女人未等他说完,便朝病房的方向迈开步子。男人只好冲他抱歉地点点头。
女孩不知何时重新把眼睛闭上了,眼角的泪痕隐隐可见,枕头上是被打湿的一片阴影。
“臭丫头,你这一整天都跑哪去了?吓死我们了!喂喂,没听见我跟你说话呢?!睁大眼看着我们,说话呀!”
女人见女儿紧闭双眼,眉头紧皱,对她毫不搭理,于是气急败坏地伸手就要去扯盖在女孩身上的被单。

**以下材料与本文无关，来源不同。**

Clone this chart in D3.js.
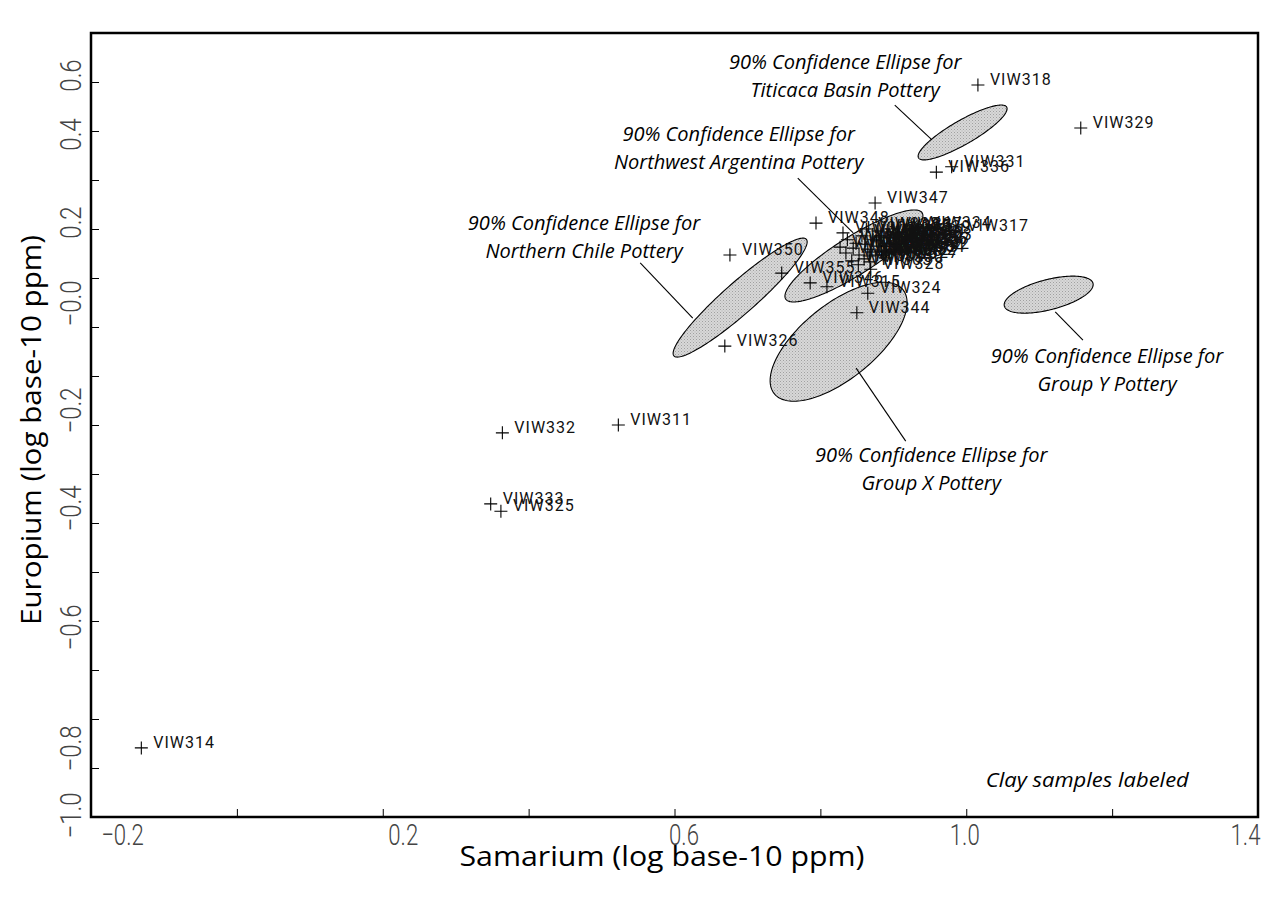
<!DOCTYPE html>
<html><head><meta charset="utf-8">
<script src="https://cdn.jsdelivr.net/npm/d3@7"></script>
<style>body{margin:0;background:#fff}svg{display:block}</style>
</head><body>
<svg id="chart" width="1262" height="901"></svg>
<script>
// ---------- DATA ----------
const sampleNames = [
  "VIW314","VIW332","VIW311","VIW333","VIW325","VIW326","VIW350","VIW355","VIW346","VIW315",
  "VIW324","VIW344","VIW328","VIW347","VIW348","VIW318","VIW329","VIW336","VIW331","VIW334","VIW317",
  "VIW301","VIW302","VIW303","VIW304","VIW305","VIW306","VIW307","VIW308","VIW309","VIW310",
  "VIW312","VIW313","VIW316","VIW319","VIW320","VIW321","VIW322","VIW323","VIW327","VIW330",
  "VIW335","VIW337","VIW338","VIW339","VIW340","VIW356",
  "VIW341","VIW342","VIW343","VIW345","VIW349","VIW351","VIW352","VIW353","VIW354","VIW357",
  "VIW358","VIW359","VIW360"
];
const samarium = [
  -0.131, 0.364, 0.523, 0.348, 0.362, 0.669, 0.676, 0.747, 0.786, 0.809,
  0.865, 0.850, 0.869, 0.875, 0.794, 1.016, 1.157, 0.959, 0.980, 0.934, 0.985,
  0.831, 0.827, 0.835, 0.843, 0.852, 0.860, 0.849, 0.857, 0.865, 0.872,
  0.876, 0.882, 0.887, 0.890, 0.895, 0.900, 0.904, 0.908, 0.889, 0.868,
  0.879, 0.894, 0.863, 0.906, 0.884, 0.901,
  0.837, 0.845, 0.853, 0.861, 0.869, 0.877, 0.886, 0.891, 0.898, 0.905,
  0.896, 0.882, 0.867
];
const europium = [
  -0.859, -0.216, -0.200, -0.361, -0.376, -0.039, 0.147, 0.110, 0.090, 0.082,
  0.069, 0.029, 0.118, 0.253, 0.212, 0.494, 0.406, 0.316, 0.327, 0.202, 0.196,
  0.192, 0.163, 0.151, 0.135, 0.127, 0.139, 0.171, 0.186, 0.159, 0.178,
  0.147, 0.165, 0.182, 0.153, 0.171, 0.188, 0.159, 0.178, 0.141, 0.133,
  0.196, 0.200, 0.200, 0.194, 0.155, 0.169,
  0.178, 0.161, 0.147, 0.169, 0.153, 0.176, 0.147, 0.165, 0.153, 0.169,
  0.182, 0.186, 0.145
];

const xTickValues = [0.0, 0.2, 0.4, 0.6, 0.8, 1.0, 1.2];
const xTickLabels = [-0.2, 0.2, 0.6, 1.0, 1.4];
const yTickValues = [-0.9,-0.8,-0.7,-0.6,-0.5,-0.4,-0.3,-0.2,-0.1,0.0,0.1,0.2,0.3,0.4,0.5];
const yTickLabels = [0.6, 0.4, 0.2, 0.0, -0.2, -0.4, -0.6, -0.8, -1.0];

// 90% confidence ellipses: centre, half-extents and correlation (data units)
const ellipseNames   = ["Titicaca Basin Pottery","Northwest Argentina Pottery","Northern Chile Pottery","Group X Pottery","Group Y Pottery"];
const ellipseCenterX = [0.995, 0.846, 0.690, 0.825, 1.113];
const ellipseCenterY = [0.397, 0.145, 0.060, -0.030, 0.066];
const ellipseHalfX   = [0.061, 0.0946, 0.0919, 0.0939, 0.061];
const ellipseHalfY   = [0.056, 0.0939, 0.1214, 0.1214, 0.0378];
const ellipseCorr    = [0.866, 0.874, 0.937, 0.655, 0.545];

// ---------- LAYOUT ----------
const frame = {left: 91, right: 1258, top: 33, bottom: 817};
const svg = d3.select("#chart");

const x = d3.scaleLinear().domain([-0.2, 1.4]).range([frame.left, frame.right]);
const y = d3.scaleLinear().domain([-1.0, 0.6]).range([frame.bottom, frame.top]);
// tick-label placement as printed in the original figure
const xLab = d3.scaleLinear().domain([-0.2, 1.4]).range([122, 1245]);
const yLab = d3.scaleLinear().domain(yTickLabels).range([75, 134, 222, 303, 410, 508, 627, 748, 815]);

const tickFont = "Roboto, 'Liberation Sans', sans-serif";
const annFont = "'Open Sans', 'Noto Sans', sans-serif";

// ellipses
const ellipses = ellipseNames.map((n, i) => ({n, cx: ellipseCenterX[i], cy: ellipseCenterY[i], hx: ellipseHalfX[i], hy: ellipseHalfY[i], r: ellipseCorr[i]}));
const ellLine = d3.line().x(d => x(d[0])).y(d => y(d[1])).curve(d3.curveLinearClosed);
function ellPts(e) {
  const pts = [], s = Math.sqrt(1 - e.r * e.r);
  for (let k = 0; k < 180; k++) {
    const t = 2 * Math.PI * k / 180;
    pts.push([e.cx + e.hx * Math.cos(t), e.cy + e.hy * (e.r * Math.cos(t) + s * Math.sin(t))]);
  }
  return pts;
}
const defs = svg.append("defs");
const pat = defs.append("pattern").attr("id", "stip").attr("width", 3).attr("height", 3).attr("patternUnits", "userSpaceOnUse");
pat.append("rect").attr("width", 3).attr("height", 3).attr("fill", "#d8d8d8");
pat.append("rect").attr("width", 1).attr("height", 1).attr("fill", "#a0a0a0");
pat.append("rect").attr("x", 1.5).attr("y", 1.5).attr("width", 1).attr("height", 1).attr("fill", "#b0b0b0");

const eg = svg.append("g");
eg.selectAll("path.fill").data(ellipses).join("path").attr("class", "fill")
  .attr("d", e => ellLine(ellPts(e))).attr("fill", "url(#stip)").attr("stroke", "none");
eg.selectAll("path.edge").data(ellipses).join("path").attr("class", "edge")
  .attr("d", e => ellLine(ellPts(e))).attr("fill", "none").attr("stroke", "#000").attr("stroke-width", 1.1);

// frame
svg.append("rect").attr("x", frame.left).attr("y", frame.top)
  .attr("width", frame.right - frame.left).attr("height", frame.bottom - frame.top)
  .attr("fill", "none").attr("stroke", "#000").attr("stroke-width", 2.5);

// inner ticks
svg.append("g").attr("transform", `translate(0,${frame.bottom})`)
  .call(d3.axisTop(x).tickValues(xTickValues).tickSize(8).tickFormat(""))
  .call(g => g.select(".domain").remove())
  .call(g => g.selectAll("line").attr("stroke", "#000").attr("stroke-width", 1));
svg.append("g").attr("transform", `translate(${frame.left},0)`)
  .call(d3.axisRight(y).tickValues(yTickValues).tickSize(8).tickFormat(""))
  .call(g => g.select(".domain").remove())
  .call(g => g.selectAll("line").attr("stroke", "#000").attr("stroke-width", 1));

// tick labels
const fmt = v => (v <= 0 ? "\u2212" : "") + Math.abs(v).toFixed(1);
svg.append("g").attr("transform", `translate(0,845)`)
  .call(d3.axisBottom(xLab).tickValues(xTickLabels).tickSize(0).tickPadding(0).tickFormat(v => (v < 0 ? "\u2212" : "") + Math.abs(v).toFixed(1)))
  .call(g => g.select(".domain").remove())
  .call(g => g.selectAll("text").attr("y", 0).attr("dy", 0).attr("fill", "#444")
     .attr("font-family", tickFont).attr("font-weight", 300).attr("font-size", 30)
     .attr("transform", "scale(0.74,1)"));

svg.append("g").attr("transform", `translate(81,0)`)
  .call(d3.axisLeft(yLab).tickValues(yTickLabels).tickSize(0).tickPadding(0).tickFormat(fmt))
  .call(g => g.select(".domain").remove())
  .call(g => g.selectAll("text").attr("x", 0).attr("dy", 0).attr("fill", "#444")
     .attr("text-anchor", "middle")
     .attr("font-family", tickFont).attr("font-weight", 300).attr("font-size", 30)
     .attr("transform", "rotate(-90) scale(0.8,1)"));

// axis titles
svg.append("text").attr("x", 662).attr("y", 866).attr("text-anchor", "middle")
  .attr("font-family", annFont).attr("font-size", 28).attr("fill", "#000")
  .attr("textLength", 405).attr("lengthAdjust", "spacingAndGlyphs")
  .text("Samarium (log base-10 ppm)");
svg.append("text").attr("transform", "translate(41,430) rotate(-90)").attr("text-anchor", "middle")
  .attr("font-family", annFont).attr("font-size", 28).attr("fill", "#000")
  .attr("textLength", 390).attr("lengthAdjust", "spacingAndGlyphs")
  .text("Europium (log base-10 ppm)");

// points
const pts = sampleNames.map((n, i) => ({n, sm: samarium[i], eu: europium[i]}));
const pg = svg.append("g");
pg.selectAll("path").data(pts).join("path")
  .attr("transform", d => `translate(${x(d.sm)},${y(d.eu)})`)
  .attr("d", "M-6.5,0H6.5M0,-6.5V6.5").attr("stroke", "#000").attr("stroke-width", 1.1).attr("fill", "none");
pg.selectAll("text").data(pts).join("text")
  .attr("x", d => x(d.sm) + 12).attr("y", d => y(d.eu))
  .attr("font-family", tickFont).attr("font-weight", 400).attr("font-size", 16)
  .attr("letter-spacing", 1).attr("fill", "#111")
  .text(d => d.n);

// annotations (anchor points in data units)
const annotations = [
  {lines: ["90% Confidence Ellipse for", "Titicaca Basin Pottery"], at: [0.834, 0.526], from: [0.902, 0.453], to: [0.953, 0.382]},
  {lines: ["90% Confidence Ellipse for", "Northwest Argentina Pottery"], at: [0.688, 0.380], from: [0.769, 0.304], to: [0.845, 0.192]},
  {lines: ["90% Confidence Ellipse for", "Northern Chile Pottery"], at: [0.476, 0.197], from: [0.553, 0.131], to: [0.625, 0.018]},
  {lines: ["90% Confidence Ellipse for", "Group X Pottery"], at: [0.952, -0.2755], from: [0.849, -0.084], to: [0.917, -0.233]},
  {lines: ["90% Confidence Ellipse for", "Group Y Pottery"], at: [1.193, -0.0735], from: [1.122, 0.031], to: [1.160, -0.027]},
];
const ag = svg.append("g");
annotations.forEach(a => {
  ag.append("line").attr("x1", x(a.from[0])).attr("y1", y(a.from[1])).attr("x2", x(a.to[0])).attr("y2", y(a.to[1]))
    .attr("stroke", "#000").attr("stroke-width", 1.1);
  a.lines.forEach((t, j) => {
    ag.append("text").attr("x", x(a.at[0])).attr("y", y(a.at[1]) + j * 28)
      .attr("text-anchor", "middle").attr("font-family", annFont).attr("font-style", "italic")
      .attr("font-size", 20).attr("fill", "#000").text(t);
  });
});
ag.append("text").attr("x", x(1.166)).attr("y", y(-0.939)).attr("text-anchor", "middle")
  .attr("font-family", annFont).attr("font-style", "italic").attr("font-size", 20).attr("fill", "#000")
  .attr("textLength", 203).attr("lengthAdjust", "spacingAndGlyphs")
  .text("Clay samples labeled");
</script>
</body></html>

一直守在一旁的警察一把拉住女人的手臂制止她的粗暴行径。
“看来她没做好准备,那就先让她休息吧。”
警察转头去看一声不吭的女孩父亲,男人脸色难看地拉起怒气冲冲的妻子,往病房外走去。
警察领着女孩的父母到走廊拐角处,向他们简要讲述女孩从被发现到送医院的过程。
“这个死女包一早跟我说去同学那里做作业,原来是出去鬼混了……真是给我丢了大脸了!”
女人话音刚落,便开始呜呜地哭。
男人低声呵斥她,她便毫不留情地瞪回去。
男人不耐烦地说道:“现在要搞清楚发生了什么事,她是不是给……让人给欺负了。”
“搞清楚了又怎么样?!这都成事实了,难道还要到处去问这个那个人吗?是还嫌不够丢人吗?”
女人语气激动,又生怕被人听见,只能极力压低声音。
年轻警察看着这对夫妇,心生不悦,正要喝止他们,发现一名护士正向他们飞奔而来。
他心里一惊,顿时一股不祥的预感涌上心头。
“警官,那个小姑娘不见了!”
护士的话劈头盖脸砸向三人,说完撒腿就去找值班的医生。
三人几乎是同一时间朝女孩的病房跑去。
待他们赶到病房,里面确确实实已经空无一人。
窗外哗啦啦的大雨、呜呜作响的狂风,一整夜似乎都想要诉说那难以启齿的悲伤,但最终都未能说出口。
女孩就如同人间蒸发般,再也没有出现。